[start]

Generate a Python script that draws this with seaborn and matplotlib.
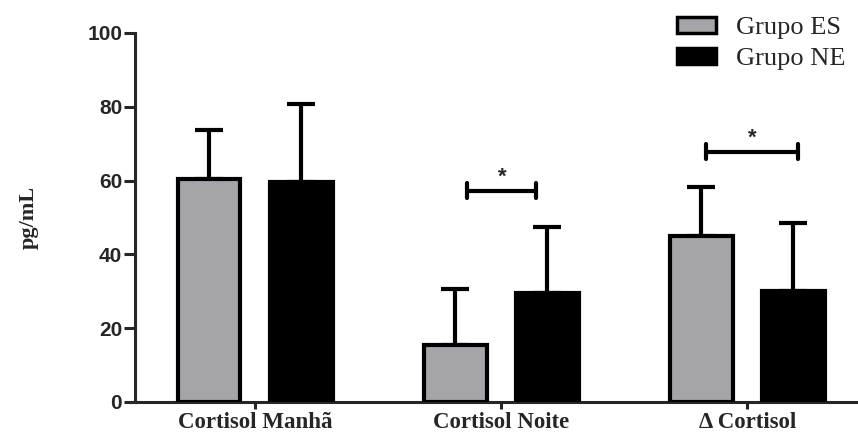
import numpy as np
import pandas as pd
import seaborn as sns
import matplotlib.pyplot as plt

# data
categories = ["Cortisol Manhã", "Cortisol Noite", "\u0394 Cortisol"]
groups = ["Grupo ES", "Grupo NE"]
es_mean = [60.4, 15.4, 45.0]
es_err = [13.3, 15.2, 13.3]
ne_mean = [59.6, 29.5, 30.1]
ne_err = [21.2, 17.9, 18.4]
sig_cats = [1, 2]           # category index with significance bracket
sig_height = [57.2, 67.8]
sig_shift = [(0.05, -0.045), (0.02, 0.02)]   # bracket ends vs bar centres

df = pd.DataFrame({
    "cat": categories * 2,
    "grupo": [groups[0]] * 3 + [groups[1]] * 3,
    "val": es_mean + ne_mean,
    "err": es_err + ne_err,
})

sns.set_style("ticks")
plt.rcParams["font.family"] = ["Liberation Sans", "DejaVu Sans"]

fig = plt.figure(figsize=(8.58, 4.33), dpi=100)
ax = fig.add_axes([0.157, 0.0716, 0.843, 0.8524])

palette = {"Grupo ES": "#a5a4a9", "Grupo NE": "#000000"}
sns.barplot(data=df, x="cat", y="val", hue="grupo", order=categories,
            hue_order=groups, palette=palette, width=0.75, gap=0.32,
            edgecolor="black", linewidth=3, errorbar=None, saturation=1,
            ax=ax, zorder=3)

# upper error bars only
for cont, g in zip(ax.containers, groups):
    sub = df[df.grupo == g].set_index("cat").loc[categories]
    xs = [p.get_x() + p.get_width() / 2 for p in cont.patches]
    ax.errorbar(xs, sub.val, yerr=[np.zeros(3), sub.err], fmt="none",
                ecolor="black", elinewidth=3, capsize=10, capthick=3,
                zorder=2)

# significance brackets
for ci, h, (da, db) in zip(sig_cats, sig_height, sig_shift):
    p0 = ax.containers[0].patches[ci]
    p1 = ax.containers[1].patches[ci]
    a = p0.get_x() + p0.get_width() / 2 + da
    b = p1.get_x() + p1.get_width() / 2 + db
    kw = dict(color="black", lw=3, solid_capstyle="round")
    ax.plot([a, b], [h, h], **kw)
    ax.plot([a, a], [h - 2, h + 2], **kw)
    ax.plot([b, b], [h - 2, h + 2], **kw)
    ax.text((a + b) / 2, h + 3.8, "*", ha="center", va="center",
            fontsize=16, fontweight="bold")

ax.set_ylim(0, 100)
ax.set_xlim(-0.49, 2.45)
ax.set_yticks([0, 20, 40, 60, 80, 100])
sns.despine(ax=ax)
for s in ["left", "bottom"]:
    ax.spines[s].set_linewidth(2.2)
ax.tick_params(axis="y", length=8, width=2.2, labelsize=15, pad=1)
ax.tick_params(axis="x", length=5, width=2.2, pad=2)
for t in ax.get_yticklabels():
    t.set_fontweight("bold")
ax.set_xticks(range(3))
ax.set_xticklabels(categories, family="Liberation Serif", fontweight="bold",
                   fontsize=16.5)
ax.set_xlabel("")
ax.set_ylabel("pg/mL", family="Liberation Serif", fontweight="bold",
              fontsize=16, labelpad=35)

leg = fig.legend(handles=ax.get_legend_handles_labels()[0],
                 labels=groups, loc="upper right",
                 bbox_to_anchor=(0.998, 0.985), borderaxespad=0,
                 frameon=False, prop={"family": "Liberation Serif", "size": 19},
                 handlelength=1.5, handleheight=0.55, handletextpad=0.75,
                 labelspacing=0.33)
ax.get_legend().remove()
for h in leg.legend_handles:
    h.set_edgecolor("black")
    h.set_linewidth(2.5)

fig.savefig("out.png", dpi=100)
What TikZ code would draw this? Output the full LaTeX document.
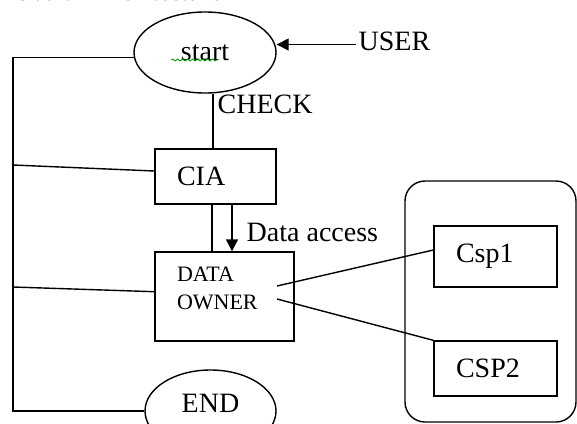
\documentclass[tikz,border=0pt]{standalone}
\usepackage{fontspec}
\setmainfont{Liberation Serif}
\usetikzlibrary{shapes.geometric, arrows.meta, decorations.pathmorphing}
\tikzset{every node/.style={font=\fontsize{14}{17}\selectfont},
    box/.style={draw, rectangle, align=left, inner xsep=11pt, inner ysep=0pt, text width=#1},
    box/.default=38.5pt,
    oval/.style={draw, ellipse, inner sep=0pt},
    tip/.style={-{Triangle[length=6pt,width=6pt]}},
    squiggle/.style={green!60!black, line width=0.4pt, decorate,
        decoration={snake, amplitude=0.5pt, segment length=2.5pt}}}

\begin{document}
\begin{tikzpicture}[x=0.5pt, y=-0.5pt, line width=0.7pt]
    \useasboundingbox (0,0) rectangle (577,423);
    \node[anchor=base west, inner sep=0pt, font=\bfseries\fontsize{11.7}{14}\selectfont] (title) at (13,1) {Overall Architecture};

    % flow column
    \node[oval, minimum width=71pt, minimum height=40.5pt] (start) at (205,52.5) {start\hspace{11pt}};
    \draw[squiggle] (171,60) -- (218,60);
    \node[anchor=west, inner sep=1pt] (user) at (356,41) {USER};
    \node[box, minimum height=27.5pt] (cia) at (215.5,176.5) {CIA};
    \node[box=47.5pt, minimum height=44.5pt, font=\fontsize{11}{14}\selectfont] (owner) at (224.5,296.5) {DATA\\OWNER\rule[-8.5pt]{0pt}{0pt}};
    \node[oval, minimum width=65.5pt, minimum height=41pt] (end) at (210.5,411) {END\rule[-8pt]{0pt}{0pt}};

    % cloud side
    \node[draw, rounded corners=10pt, minimum width=85.5pt, minimum height=120.5pt] (cloud) at (490.5,301.5) {};
    \node[box=39.5pt, minimum height=30.5pt] (csp1) at (495.5,256.5) {Csp1};
    \node[box=39.5pt, minimum height=27.5pt] (csp2) at (495.5,368.5) {CSP2};

    \coordinate (rail) at (13,0);
    \coordinate (ciaRail) at (13,165);
    \coordinate (ownerRail) at (13,287);
    \coordinate (checkFoot) at ([xshift=-1.25pt]cia.north);
    \coordinate (plainTop) at ([xshift=-1.75pt]cia.south);
    \coordinate (accessTop) at ([xshift=8.25pt]cia.south);

    \draw (start.184) -- (start.184 -| rail) -- (end.west -| rail) -- (end.west);
    \draw (ciaRail) -- ([yshift=2.75pt]cia.west);
    \draw (ownerRail) -- ([yshift=2.4pt]owner.west);
    \draw[tip] ([yshift=-1.75pt]user.west) -- ([yshift=-1.75pt]user.west -| start.east);
    \draw (checkFoot) -- node[pos=0.8, right, inner sep=2pt] {CHECK} (checkFoot |- start.south);
    \draw (plainTop) -- (plainTop |- owner.north);
    \draw[tip] (accessTop) -- node[pos=0.6, right=6pt, inner sep=1pt] {Data access} (accessTop |- owner.north);
    \draw ([xshift=26.25pt,yshift=5.25pt]owner.center) -- ([yshift=3.25pt]csp1.west);
    \draw ([xshift=26.25pt,yshift=-1.25pt]owner.center) -- (csp2.north west);
\end{tikzpicture}
\end{document}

[end]

# What to do
Which lines of the data above contain "matplotlib"? Copy each one.

# Expected output
Generate a Python script that draws this with seaborn and matplotlib.
import matplotlib.pyplot as plt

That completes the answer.